Exercise aim: Give back exactly the lines from the one with "Give me the TikZ source for this diagram." through the one with "minimum width=137pt, minimum", inclusive, without the images.

Records provided:

# # # # #

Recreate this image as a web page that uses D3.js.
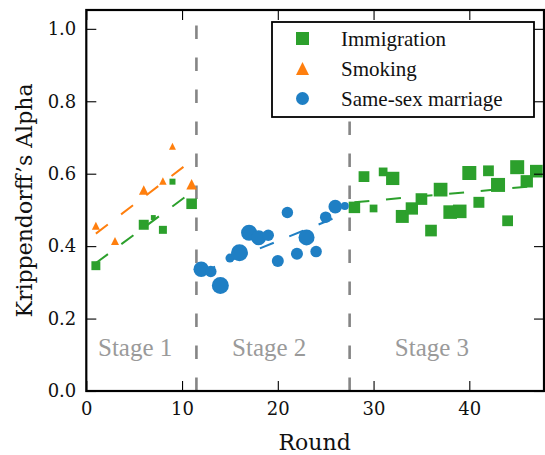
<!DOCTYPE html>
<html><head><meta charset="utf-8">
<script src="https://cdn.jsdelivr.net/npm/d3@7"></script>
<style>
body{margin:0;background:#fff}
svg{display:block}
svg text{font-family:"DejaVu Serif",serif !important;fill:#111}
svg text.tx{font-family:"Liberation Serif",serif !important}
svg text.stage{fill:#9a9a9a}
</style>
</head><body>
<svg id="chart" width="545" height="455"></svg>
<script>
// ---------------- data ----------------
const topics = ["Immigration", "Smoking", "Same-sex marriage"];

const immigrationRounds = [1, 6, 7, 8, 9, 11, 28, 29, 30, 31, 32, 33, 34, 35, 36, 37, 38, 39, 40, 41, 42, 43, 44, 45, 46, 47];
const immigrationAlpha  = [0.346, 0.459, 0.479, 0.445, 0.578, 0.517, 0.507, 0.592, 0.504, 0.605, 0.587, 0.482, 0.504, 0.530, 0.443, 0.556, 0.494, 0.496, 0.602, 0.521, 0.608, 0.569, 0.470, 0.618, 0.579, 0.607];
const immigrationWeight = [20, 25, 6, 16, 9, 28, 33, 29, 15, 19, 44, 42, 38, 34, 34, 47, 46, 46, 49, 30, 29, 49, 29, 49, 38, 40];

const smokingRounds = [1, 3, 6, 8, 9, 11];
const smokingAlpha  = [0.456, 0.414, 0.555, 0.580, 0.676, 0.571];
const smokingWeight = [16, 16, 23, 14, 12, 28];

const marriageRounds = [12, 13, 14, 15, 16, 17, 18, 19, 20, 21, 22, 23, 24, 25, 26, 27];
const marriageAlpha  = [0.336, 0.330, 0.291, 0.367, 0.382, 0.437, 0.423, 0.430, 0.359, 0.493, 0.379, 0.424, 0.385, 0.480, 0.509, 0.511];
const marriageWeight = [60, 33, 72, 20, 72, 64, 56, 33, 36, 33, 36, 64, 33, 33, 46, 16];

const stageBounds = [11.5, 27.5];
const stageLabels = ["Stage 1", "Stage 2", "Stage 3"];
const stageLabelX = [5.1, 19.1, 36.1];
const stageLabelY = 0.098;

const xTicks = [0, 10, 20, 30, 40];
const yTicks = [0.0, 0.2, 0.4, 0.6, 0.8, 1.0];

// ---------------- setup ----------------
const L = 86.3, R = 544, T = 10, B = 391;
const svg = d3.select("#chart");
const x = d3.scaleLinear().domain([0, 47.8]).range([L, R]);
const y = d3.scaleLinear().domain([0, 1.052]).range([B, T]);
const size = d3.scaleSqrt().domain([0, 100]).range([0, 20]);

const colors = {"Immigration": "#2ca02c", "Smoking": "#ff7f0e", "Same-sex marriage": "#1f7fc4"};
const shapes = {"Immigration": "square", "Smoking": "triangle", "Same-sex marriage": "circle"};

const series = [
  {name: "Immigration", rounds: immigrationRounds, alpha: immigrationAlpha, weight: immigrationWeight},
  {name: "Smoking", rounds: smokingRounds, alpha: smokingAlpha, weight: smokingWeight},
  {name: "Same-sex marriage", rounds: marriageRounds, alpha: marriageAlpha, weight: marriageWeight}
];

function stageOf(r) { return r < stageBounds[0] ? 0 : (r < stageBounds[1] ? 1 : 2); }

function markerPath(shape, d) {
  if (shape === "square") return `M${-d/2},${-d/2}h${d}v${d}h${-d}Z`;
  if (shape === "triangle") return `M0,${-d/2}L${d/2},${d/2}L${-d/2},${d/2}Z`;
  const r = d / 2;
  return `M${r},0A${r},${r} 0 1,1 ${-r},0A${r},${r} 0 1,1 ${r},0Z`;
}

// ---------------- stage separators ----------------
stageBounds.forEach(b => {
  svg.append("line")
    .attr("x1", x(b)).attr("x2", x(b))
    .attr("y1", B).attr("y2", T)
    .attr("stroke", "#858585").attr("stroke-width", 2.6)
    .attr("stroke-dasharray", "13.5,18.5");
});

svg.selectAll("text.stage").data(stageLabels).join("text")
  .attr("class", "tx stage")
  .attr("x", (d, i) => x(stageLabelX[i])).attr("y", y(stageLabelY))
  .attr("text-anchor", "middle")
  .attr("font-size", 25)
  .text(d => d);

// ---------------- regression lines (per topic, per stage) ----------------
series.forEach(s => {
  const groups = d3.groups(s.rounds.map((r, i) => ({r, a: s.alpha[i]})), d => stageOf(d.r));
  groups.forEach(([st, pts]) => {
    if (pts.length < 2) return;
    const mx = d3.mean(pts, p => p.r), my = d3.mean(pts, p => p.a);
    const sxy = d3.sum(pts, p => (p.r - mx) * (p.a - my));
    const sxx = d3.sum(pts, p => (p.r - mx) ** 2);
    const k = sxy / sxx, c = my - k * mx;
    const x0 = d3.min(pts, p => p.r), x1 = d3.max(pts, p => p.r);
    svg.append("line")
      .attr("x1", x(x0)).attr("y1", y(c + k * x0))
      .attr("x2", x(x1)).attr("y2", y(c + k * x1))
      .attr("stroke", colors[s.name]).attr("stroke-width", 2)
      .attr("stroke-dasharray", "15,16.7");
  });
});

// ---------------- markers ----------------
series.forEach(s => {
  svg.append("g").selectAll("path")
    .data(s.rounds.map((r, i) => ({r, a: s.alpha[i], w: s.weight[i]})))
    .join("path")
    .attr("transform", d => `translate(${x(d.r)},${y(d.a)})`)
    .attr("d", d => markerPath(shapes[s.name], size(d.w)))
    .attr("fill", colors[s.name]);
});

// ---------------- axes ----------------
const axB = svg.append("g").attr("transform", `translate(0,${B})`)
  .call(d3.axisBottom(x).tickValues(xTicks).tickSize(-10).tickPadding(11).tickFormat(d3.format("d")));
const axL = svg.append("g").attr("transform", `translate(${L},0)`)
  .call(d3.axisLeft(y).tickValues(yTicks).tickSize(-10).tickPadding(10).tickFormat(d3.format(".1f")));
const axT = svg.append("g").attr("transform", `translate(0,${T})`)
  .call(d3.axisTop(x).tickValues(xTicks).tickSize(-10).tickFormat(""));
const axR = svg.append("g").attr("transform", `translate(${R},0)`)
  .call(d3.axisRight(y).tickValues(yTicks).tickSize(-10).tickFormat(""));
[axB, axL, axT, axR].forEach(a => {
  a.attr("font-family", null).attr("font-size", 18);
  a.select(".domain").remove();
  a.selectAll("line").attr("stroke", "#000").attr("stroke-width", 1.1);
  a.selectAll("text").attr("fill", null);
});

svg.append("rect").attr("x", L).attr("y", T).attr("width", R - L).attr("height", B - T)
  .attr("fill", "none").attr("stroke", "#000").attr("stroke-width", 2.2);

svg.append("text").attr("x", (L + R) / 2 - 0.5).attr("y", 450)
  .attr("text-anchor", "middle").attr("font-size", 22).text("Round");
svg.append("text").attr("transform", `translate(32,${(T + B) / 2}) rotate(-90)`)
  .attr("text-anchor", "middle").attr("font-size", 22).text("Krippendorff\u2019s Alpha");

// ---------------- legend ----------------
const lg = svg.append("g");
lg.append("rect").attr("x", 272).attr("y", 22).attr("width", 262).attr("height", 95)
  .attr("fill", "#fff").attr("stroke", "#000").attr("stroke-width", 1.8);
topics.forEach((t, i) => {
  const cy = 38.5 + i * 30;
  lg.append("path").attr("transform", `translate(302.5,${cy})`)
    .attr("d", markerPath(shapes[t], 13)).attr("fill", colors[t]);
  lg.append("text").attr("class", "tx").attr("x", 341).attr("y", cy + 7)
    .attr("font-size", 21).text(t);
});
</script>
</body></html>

# # # # #

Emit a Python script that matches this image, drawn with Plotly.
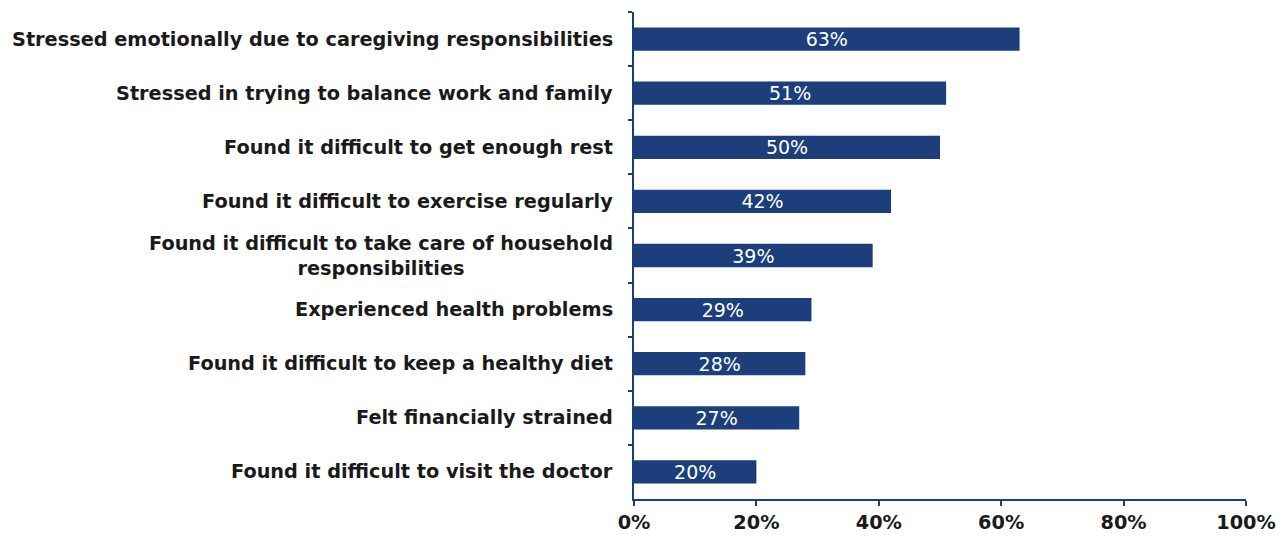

# # # # #

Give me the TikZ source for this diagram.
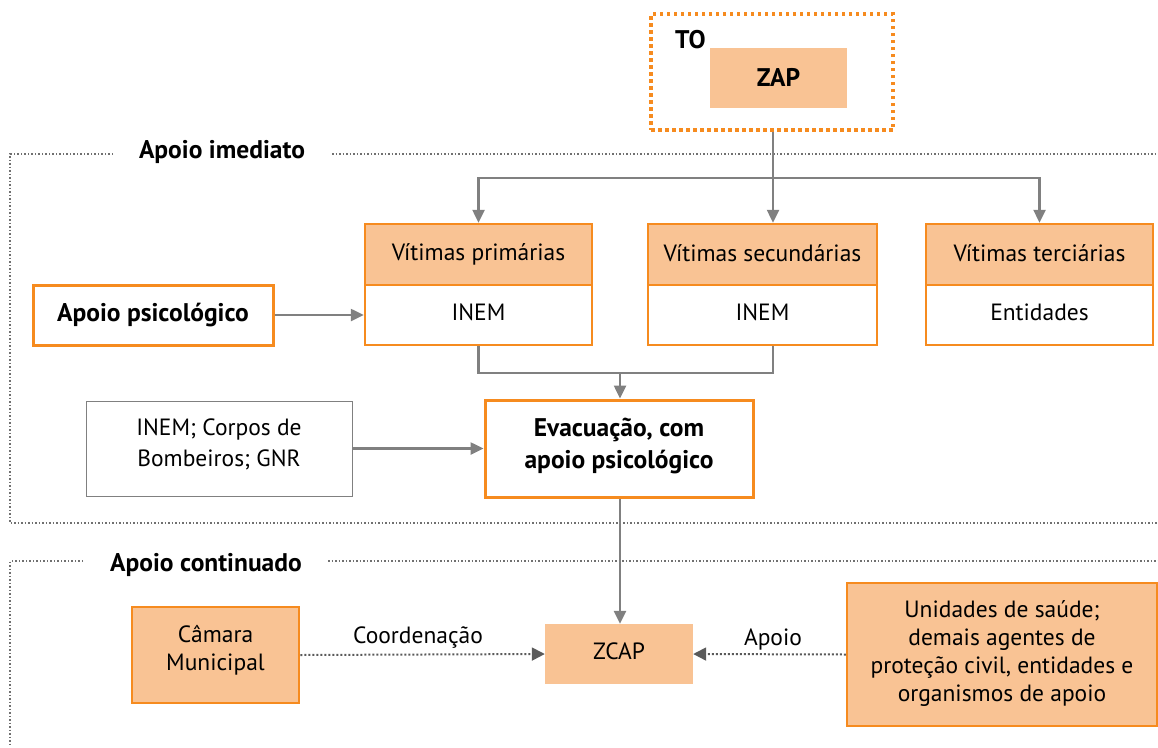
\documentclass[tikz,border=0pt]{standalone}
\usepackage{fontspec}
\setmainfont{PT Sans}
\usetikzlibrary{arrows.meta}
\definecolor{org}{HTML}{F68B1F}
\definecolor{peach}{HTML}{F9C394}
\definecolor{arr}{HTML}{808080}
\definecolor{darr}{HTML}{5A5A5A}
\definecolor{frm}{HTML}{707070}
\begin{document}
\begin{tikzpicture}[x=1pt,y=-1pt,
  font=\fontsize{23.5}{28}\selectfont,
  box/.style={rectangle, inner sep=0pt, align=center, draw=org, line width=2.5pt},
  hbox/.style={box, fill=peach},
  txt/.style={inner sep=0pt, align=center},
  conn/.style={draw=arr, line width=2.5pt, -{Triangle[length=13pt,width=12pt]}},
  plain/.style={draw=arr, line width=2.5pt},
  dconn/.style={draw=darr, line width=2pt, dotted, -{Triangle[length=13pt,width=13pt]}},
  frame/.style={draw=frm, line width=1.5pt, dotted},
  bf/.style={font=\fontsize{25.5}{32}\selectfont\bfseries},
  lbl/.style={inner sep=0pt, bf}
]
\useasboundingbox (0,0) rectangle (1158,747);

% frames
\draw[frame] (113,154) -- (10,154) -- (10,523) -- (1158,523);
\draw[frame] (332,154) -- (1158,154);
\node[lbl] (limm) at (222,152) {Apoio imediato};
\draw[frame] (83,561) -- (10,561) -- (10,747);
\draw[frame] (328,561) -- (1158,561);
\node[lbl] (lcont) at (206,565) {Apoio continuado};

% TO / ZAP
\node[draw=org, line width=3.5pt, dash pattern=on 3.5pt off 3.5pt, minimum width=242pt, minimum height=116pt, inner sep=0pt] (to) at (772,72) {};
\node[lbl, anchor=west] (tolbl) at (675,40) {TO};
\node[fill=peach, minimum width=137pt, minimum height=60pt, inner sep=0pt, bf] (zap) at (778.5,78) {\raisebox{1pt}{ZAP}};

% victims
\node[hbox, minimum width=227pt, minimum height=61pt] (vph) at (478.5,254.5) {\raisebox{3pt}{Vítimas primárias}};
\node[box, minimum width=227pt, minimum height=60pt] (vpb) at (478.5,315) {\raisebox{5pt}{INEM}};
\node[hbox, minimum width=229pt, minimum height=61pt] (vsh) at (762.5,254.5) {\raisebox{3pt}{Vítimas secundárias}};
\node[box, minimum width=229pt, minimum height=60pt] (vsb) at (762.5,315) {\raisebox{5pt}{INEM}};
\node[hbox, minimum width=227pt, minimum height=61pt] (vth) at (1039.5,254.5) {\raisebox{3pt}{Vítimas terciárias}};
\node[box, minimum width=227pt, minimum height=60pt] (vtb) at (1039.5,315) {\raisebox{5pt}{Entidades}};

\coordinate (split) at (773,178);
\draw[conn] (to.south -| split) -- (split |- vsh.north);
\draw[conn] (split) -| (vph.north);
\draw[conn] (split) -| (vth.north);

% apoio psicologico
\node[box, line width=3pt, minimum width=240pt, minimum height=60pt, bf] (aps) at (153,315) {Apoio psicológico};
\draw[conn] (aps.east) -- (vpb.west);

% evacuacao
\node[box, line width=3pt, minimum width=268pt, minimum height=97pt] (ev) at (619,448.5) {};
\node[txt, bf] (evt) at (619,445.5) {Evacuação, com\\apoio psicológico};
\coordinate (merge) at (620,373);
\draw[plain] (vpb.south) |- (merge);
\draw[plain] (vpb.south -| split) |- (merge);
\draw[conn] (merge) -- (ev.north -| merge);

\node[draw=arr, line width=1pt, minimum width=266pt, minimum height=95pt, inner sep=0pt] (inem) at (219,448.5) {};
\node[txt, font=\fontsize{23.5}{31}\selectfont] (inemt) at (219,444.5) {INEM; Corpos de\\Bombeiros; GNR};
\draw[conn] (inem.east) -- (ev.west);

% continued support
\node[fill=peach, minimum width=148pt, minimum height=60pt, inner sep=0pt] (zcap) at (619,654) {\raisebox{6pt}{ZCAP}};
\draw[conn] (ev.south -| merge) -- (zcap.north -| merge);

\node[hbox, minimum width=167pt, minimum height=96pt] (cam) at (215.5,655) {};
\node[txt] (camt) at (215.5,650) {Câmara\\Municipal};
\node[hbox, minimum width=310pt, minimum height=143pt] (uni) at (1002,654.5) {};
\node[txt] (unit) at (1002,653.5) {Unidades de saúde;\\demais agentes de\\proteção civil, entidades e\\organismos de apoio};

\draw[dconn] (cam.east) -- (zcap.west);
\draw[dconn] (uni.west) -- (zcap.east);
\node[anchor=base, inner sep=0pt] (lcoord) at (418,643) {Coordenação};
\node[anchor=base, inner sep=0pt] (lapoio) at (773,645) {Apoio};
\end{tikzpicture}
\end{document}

# # # # #

Answer to the exercise:
Give me the TikZ source for this diagram.
\documentclass[tikz,border=0pt]{standalone}
\usepackage{fontspec}
\setmainfont{PT Sans}
\usetikzlibrary{arrows.meta}
\definecolor{org}{HTML}{F68B1F}
\definecolor{peach}{HTML}{F9C394}
\definecolor{arr}{HTML}{808080}
\definecolor{darr}{HTML}{5A5A5A}
\definecolor{frm}{HTML}{707070}
\begin{document}
\begin{tikzpicture}[x=1pt,y=-1pt,
  font=\fontsize{23.5}{28}\selectfont,
  box/.style={rectangle, inner sep=0pt, align=center, draw=org, line width=2.5pt},
  hbox/.style={box, fill=peach},
  txt/.style={inner sep=0pt, align=center},
  conn/.style={draw=arr, line width=2.5pt, -{Triangle[length=13pt,width=12pt]}},
  plain/.style={draw=arr, line width=2.5pt},
  dconn/.style={draw=darr, line width=2pt, dotted, -{Triangle[length=13pt,width=13pt]}},
  frame/.style={draw=frm, line width=1.5pt, dotted},
  bf/.style={font=\fontsize{25.5}{32}\selectfont\bfseries},
  lbl/.style={inner sep=0pt, bf}
]
\useasboundingbox (0,0) rectangle (1158,747);

% frames
\draw[frame] (113,154) -- (10,154) -- (10,523) -- (1158,523);
\draw[frame] (332,154) -- (1158,154);
\node[lbl] (limm) at (222,152) {Apoio imediato};
\draw[frame] (83,561) -- (10,561) -- (10,747);
\draw[frame] (328,561) -- (1158,561);
\node[lbl] (lcont) at (206,565) {Apoio continuado};

% TO / ZAP
\node[draw=org, line width=3.5pt, dash pattern=on 3.5pt off 3.5pt, minimum width=242pt, minimum height=116pt, inner sep=0pt] (to) at (772,72) {};
\node[lbl, anchor=west] (tolbl) at (675,40) {TO};
\node[fill=peach, minimum width=137pt, minimum height=60pt, inner sep=0pt, bf] (zap) at (778.5,78) {\raisebox{1pt}{ZAP}};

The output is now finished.